Keltner’s prescription for feeling better about oneself and the world was simple: doses of awe. But these days that may be tough, especially for young people. He told Vedantam that the students he teaches are “deprived [of awe] because of the new technologies, which frankly just get us too focused on the self. The more we're focused on the self, the narrow parts of the self, the less awe we feel.” He did offer a practical suggestion: Take an “awe walk”:
One of the easiest ways to find awe is to, in an unbounded way, go out and walk. We have been doing this as humans for a long time. In the spiritual contemplative traditions, getting out into nature and doing all walks is just part of those traditions...And you not only go out to do it vigorously and to help your heart, but you go with a childlike sense of wonder and you just stop and reflect on what is really interesting and the small things around you, the flowers and patterns of shadows. And also, look up past the horizon and look up to vast things. And do it in a way where you go places that you're curious about.
When I heard this, I was awe-struck. That’s exactly what I had done unintentionally (though with some intention). Keltner reported that in his studies of people who had engaged in awe walks, he found this exercise did succeed in generating awe for the participants. Second, in drawings they made after these walks, his subjects depicted themselves as smaller figures. (“The self [in the drawings] gets smaller over time and it starts to drift off to the side and they're including the rocks and sunsets of their awe walk.”) And, finally, their anxiety and stress levels dropped. I did not sketch drawings of my walks. But I can report that I was able to produce awe out of the ordinary and that I did feel a calm during and after the walks.

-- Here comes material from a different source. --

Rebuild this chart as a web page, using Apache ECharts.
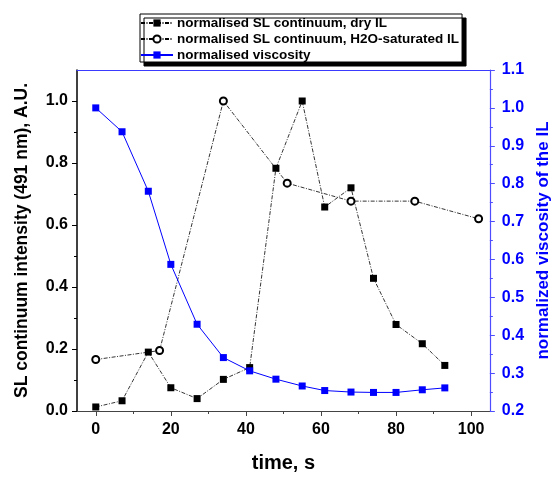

On the podcast, Keltner and Vedantam talked about the social value of awe—how this sensation can cause people to put aside self-interest and be more attuned to the community and to collective needs. Given our fractured society—which feels as if it is fracturing at warp speed these days—we certainly can use more awe. But I don’t know if we’re going to be able to persuade NRA leaders, the Tennessee legislature’s speaker of the House, or Trump to take awe walks. But I highly recommend it for anyone trying to cope with the political craziness of the moment.